By Allan Macneil (University of Reading)
The solar wind is the continuous outflow of plasma from the Sun’s atmosphere (the corona) into interplanetary space along ‘open’ magnetic field. The mechanisms which produce the solar wind; opening the coronal magnetic field, accelerating the plasma, and imbuing it with a range of compositional and dynamical properties, are not fully understood. 'Coronal holes’, which are regions of open magnetic field, are known to be the source of the ‘fast’ (v > 500 km/s) solar wind. However, the origins of ‘slow’ (v < 400 km/s) solar wind are unclear, particularly as slow wind properties imply origins in closed magnetic field regions. We present a case study into one candidate slow wind source: active regions.
Figure 1: Top row shows EUV solar images of the source coronal hole (CH), and the CH plus active region (AR) during the first and second rotations. The CH and AR are outlined in blue and red, and green crosses show the location of mapped solar wind source locations.
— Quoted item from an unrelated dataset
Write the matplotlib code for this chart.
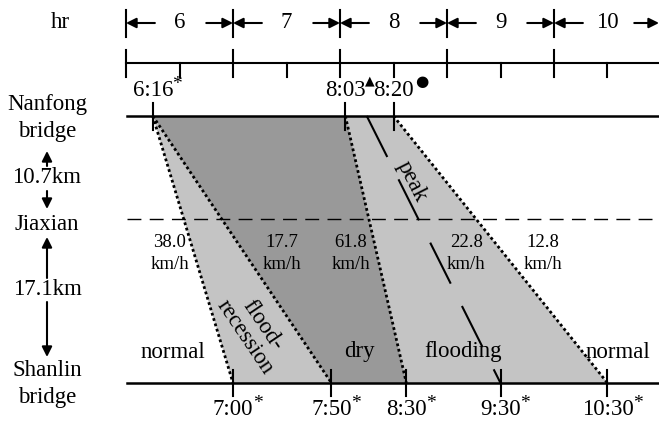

The lower panels show in situ and mapping time series are shown for each associated solar wind period.
Active regions are locations of concentrated magnetic flux. They are associated with bright loops in the corona, and are a possible slow solar wind source. In April 2016, an active region emerged at the eastern boundary of a coronal hole which had produced Earth-directed solar wind one solar rotation prior (see Figure 1). This unique observational configuration is shown in Figure 1. We study what changes the newly-emerged active region causes in the solar wind, by contrasting linked in situ solar wind and remote sensing coronal observations between the two periods. Primarily, we find that the active region causes increased variability in composition and structuring of the solar wind located at the edge of the coronal hole stream. We conclude that this new variability is most likely due to interaction between the active region and the coronal hole in the form of loop-opening interchange reconnection. This process changes the open field topology around the coronal hole boundary, and may sporadically release plasma of a range of properties from previously closed magnetic fields into the solar wind.